Stored data
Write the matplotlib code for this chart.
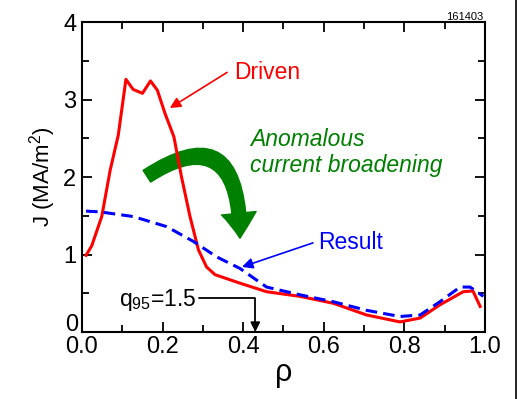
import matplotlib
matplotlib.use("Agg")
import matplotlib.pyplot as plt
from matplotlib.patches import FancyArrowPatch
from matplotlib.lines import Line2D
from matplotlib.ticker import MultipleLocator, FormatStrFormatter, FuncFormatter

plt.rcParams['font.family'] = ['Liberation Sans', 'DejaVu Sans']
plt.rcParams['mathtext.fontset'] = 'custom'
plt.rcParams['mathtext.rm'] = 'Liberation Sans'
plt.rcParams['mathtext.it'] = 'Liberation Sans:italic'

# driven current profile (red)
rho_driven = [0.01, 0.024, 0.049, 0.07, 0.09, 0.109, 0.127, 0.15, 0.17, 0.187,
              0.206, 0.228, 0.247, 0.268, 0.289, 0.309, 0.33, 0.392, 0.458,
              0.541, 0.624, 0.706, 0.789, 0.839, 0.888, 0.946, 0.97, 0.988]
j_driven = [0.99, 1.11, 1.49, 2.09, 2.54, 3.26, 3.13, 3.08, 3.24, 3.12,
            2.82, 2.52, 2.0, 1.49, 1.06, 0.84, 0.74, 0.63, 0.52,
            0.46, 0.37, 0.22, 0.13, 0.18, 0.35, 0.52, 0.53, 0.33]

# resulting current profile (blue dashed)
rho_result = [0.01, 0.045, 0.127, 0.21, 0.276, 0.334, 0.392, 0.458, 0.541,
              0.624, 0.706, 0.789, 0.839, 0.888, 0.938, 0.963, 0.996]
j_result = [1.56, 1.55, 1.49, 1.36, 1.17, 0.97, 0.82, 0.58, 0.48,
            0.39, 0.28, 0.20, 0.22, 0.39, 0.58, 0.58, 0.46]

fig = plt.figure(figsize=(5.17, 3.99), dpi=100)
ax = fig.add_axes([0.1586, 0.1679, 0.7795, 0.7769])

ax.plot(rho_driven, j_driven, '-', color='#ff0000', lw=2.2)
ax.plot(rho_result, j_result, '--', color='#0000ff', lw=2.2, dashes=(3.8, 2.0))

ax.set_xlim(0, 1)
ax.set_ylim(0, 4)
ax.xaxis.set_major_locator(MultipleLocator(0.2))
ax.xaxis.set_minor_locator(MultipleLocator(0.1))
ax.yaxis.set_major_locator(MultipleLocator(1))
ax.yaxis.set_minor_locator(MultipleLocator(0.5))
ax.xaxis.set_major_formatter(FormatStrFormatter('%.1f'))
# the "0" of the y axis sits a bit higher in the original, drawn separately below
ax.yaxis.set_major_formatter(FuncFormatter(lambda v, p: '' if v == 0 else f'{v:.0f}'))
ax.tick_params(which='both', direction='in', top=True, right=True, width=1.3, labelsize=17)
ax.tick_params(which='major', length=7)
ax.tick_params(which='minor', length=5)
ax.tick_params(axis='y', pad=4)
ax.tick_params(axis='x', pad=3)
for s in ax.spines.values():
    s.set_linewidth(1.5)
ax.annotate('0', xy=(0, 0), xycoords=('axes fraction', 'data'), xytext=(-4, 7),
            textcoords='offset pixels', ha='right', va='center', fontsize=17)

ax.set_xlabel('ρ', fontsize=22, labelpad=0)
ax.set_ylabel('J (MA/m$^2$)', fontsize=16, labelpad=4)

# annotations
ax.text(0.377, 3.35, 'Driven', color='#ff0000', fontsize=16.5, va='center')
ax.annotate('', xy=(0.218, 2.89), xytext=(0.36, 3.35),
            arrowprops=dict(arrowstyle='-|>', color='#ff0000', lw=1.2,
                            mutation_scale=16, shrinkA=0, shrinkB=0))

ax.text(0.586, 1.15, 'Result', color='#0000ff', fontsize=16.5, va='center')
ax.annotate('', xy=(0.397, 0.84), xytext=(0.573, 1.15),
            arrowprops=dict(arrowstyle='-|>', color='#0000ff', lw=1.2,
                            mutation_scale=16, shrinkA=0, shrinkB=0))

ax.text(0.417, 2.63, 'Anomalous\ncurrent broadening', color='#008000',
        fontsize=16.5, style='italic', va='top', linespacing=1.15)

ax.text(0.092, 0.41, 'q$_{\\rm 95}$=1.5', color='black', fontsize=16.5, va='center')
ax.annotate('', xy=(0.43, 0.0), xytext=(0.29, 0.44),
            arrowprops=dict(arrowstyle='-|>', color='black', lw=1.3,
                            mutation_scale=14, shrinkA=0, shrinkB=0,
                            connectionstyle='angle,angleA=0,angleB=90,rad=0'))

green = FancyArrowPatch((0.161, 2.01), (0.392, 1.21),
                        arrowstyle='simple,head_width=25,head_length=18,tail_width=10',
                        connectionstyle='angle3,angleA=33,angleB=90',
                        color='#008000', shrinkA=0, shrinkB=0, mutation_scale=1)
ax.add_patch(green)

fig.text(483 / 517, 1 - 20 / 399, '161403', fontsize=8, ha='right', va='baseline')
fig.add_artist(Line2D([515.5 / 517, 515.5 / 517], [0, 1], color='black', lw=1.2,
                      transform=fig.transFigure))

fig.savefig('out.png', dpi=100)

Set problem
Reproduce all of the data exactly, omitting each picture it holds.

Response for this exercise
Write the matplotlib code for this chart.
import matplotlib
matplotlib.use("Agg")
import matplotlib.pyplot as plt
from matplotlib.patches import FancyArrowPatch
from matplotlib.lines import Line2D
from matplotlib.ticker import MultipleLocator, FormatStrFormatter, FuncFormatter

plt.rcParams['font.family'] = ['Liberation Sans', 'DejaVu Sans']
plt.rcParams['mathtext.fontset'] = 'custom'
plt.rcParams['mathtext.rm'] = 'Liberation Sans'
plt.rcParams['mathtext.it'] = 'Liberation Sans:italic'

# driven current profile (red)
rho_driven = [0.01, 0.024, 0.049, 0.07, 0.09, 0.109, 0.127, 0.15, 0.17, 0.187,
              0.206, 0.228, 0.247, 0.268, 0.289, 0.309, 0.33, 0.392, 0.458,
              0.541, 0.624, 0.706, 0.789, 0.839, 0.888, 0.946, 0.97, 0.988]
j_driven = [0.99, 1.11, 1.49, 2.09, 2.54, 3.26, 3.13, 3.08, 3.24, 3.12,
            2.82, 2.52, 2.0, 1.49, 1.06, 0.84, 0.74, 0.63, 0.52,
            0.46, 0.37, 0.22, 0.13, 0.18, 0.35, 0.52, 0.53, 0.33]

# resulting current profile (blue dashed)
rho_result = [0.01, 0.045, 0.127, 0.21, 0.276, 0.334, 0.392, 0.458, 0.541,
              0.624, 0.706, 0.789, 0.839, 0.888, 0.938, 0.963, 0.996]
j_result = [1.56, 1.55, 1.49, 1.36, 1.17, 0.97, 0.82, 0.58, 0.48,
            0.39, 0.28, 0.20, 0.22, 0.39, 0.58, 0.58, 0.46]

fig = plt.figure(figsize=(5.17, 3.99), dpi=100)
ax = fig.add_axes([0.1586, 0.1679, 0.7795, 0.7769])

ax.plot(rho_driven, j_driven, '-', color='#ff0000', lw=2.2)
ax.plot(rho_result, j_result, '--', color='#0000ff', lw=2.2, dashes=(3.8, 2.0))

ax.set_xlim(0, 1)
ax.set_ylim(0, 4)
ax.xaxis.set_major_locator(MultipleLocator(0.2))
ax.xaxis.set_minor_locator(MultipleLocator(0.1))
ax.yaxis.set_major_locator(MultipleLocator(1))
ax.yaxis.set_minor_locator(MultipleLocator(0.5))
ax.xaxis.set_major_formatter(FormatStrFormatter('%.1f'))
# the "0" of the y axis sits a bit higher in the original, drawn separately below
ax.yaxis.set_major_formatter(FuncFormatter(lambda v, p: '' if v == 0 else f'{v:.0f}'))
ax.tick_params(which='both', direction='in', top=True, right=True, width=1.3, labelsize=17)
ax.tick_params(which='major', length=7)
ax.tick_params(which='minor', length=5)
ax.tick_params(axis='y', pad=4)
ax.tick_params(axis='x', pad=3)
for s in ax.spines.values():
    s.set_linewidth(1.5)
ax.annotate('0', xy=(0, 0), xycoords=('axes fraction', 'data'), xytext=(-4, 7),
            textcoords='offset pixels', ha='right', va='center', fontsize=17)

ax.set_xlabel('ρ', fontsize=22, labelpad=0)
ax.set_ylabel('J (MA/m$^2$)', fontsize=16, labelpad=4)

# annotations
ax.text(0.377, 3.35, 'Driven', color='#ff0000', fontsize=16.5, va='center')
ax.annotate('', xy=(0.218, 2.89), xytext=(0.36, 3.35),
            arrowprops=dict(arrowstyle='-|>', color='#ff0000', lw=1.2,
                            mutation_scale=16, shrinkA=0, shrinkB=0))

ax.text(0.586, 1.15, 'Result', color='#0000ff', fontsize=16.5, va='center')
ax.annotate('', xy=(0.397, 0.84), xytext=(0.573, 1.15),
            arrowprops=dict(arrowstyle='-|>', color='#0000ff', lw=1.2,
                            mutation_scale=16, shrinkA=0, shrinkB=0))

ax.text(0.417, 2.63, 'Anomalous\ncurrent broadening', color='#008000',
        fontsize=16.5, style='italic', va='top', linespacing=1.15)

ax.text(0.092, 0.41, 'q$_{\\rm 95}$=1.5', color='black', fontsize=16.5, va='center')
ax.annotate('', xy=(0.43, 0.0), xytext=(0.29, 0.44),
            arrowprops=dict(arrowstyle='-|>', color='black', lw=1.3,
                            mutation_scale=14, shrinkA=0, shrinkB=0,
                            connectionstyle='angle,angleA=0,angleB=90,rad=0'))

green = FancyArrowPatch((0.161, 2.01), (0.392, 1.21),
                        arrowstyle='simple,head_width=25,head_length=18,tail_width=10',
                        connectionstyle='angle3,angleA=33,angleB=90',
                        color='#008000', shrinkA=0, shrinkB=0, mutation_scale=1)
ax.add_patch(green)

fig.text(483 / 517, 1 - 20 / 399, '161403', fontsize=8, ha='right', va='baseline')
fig.add_artist(Line2D([515.5 / 517, 515.5 / 517], [0, 1], color='black', lw=1.2,
                      transform=fig.transFigure))

fig.savefig('out.png', dpi=100)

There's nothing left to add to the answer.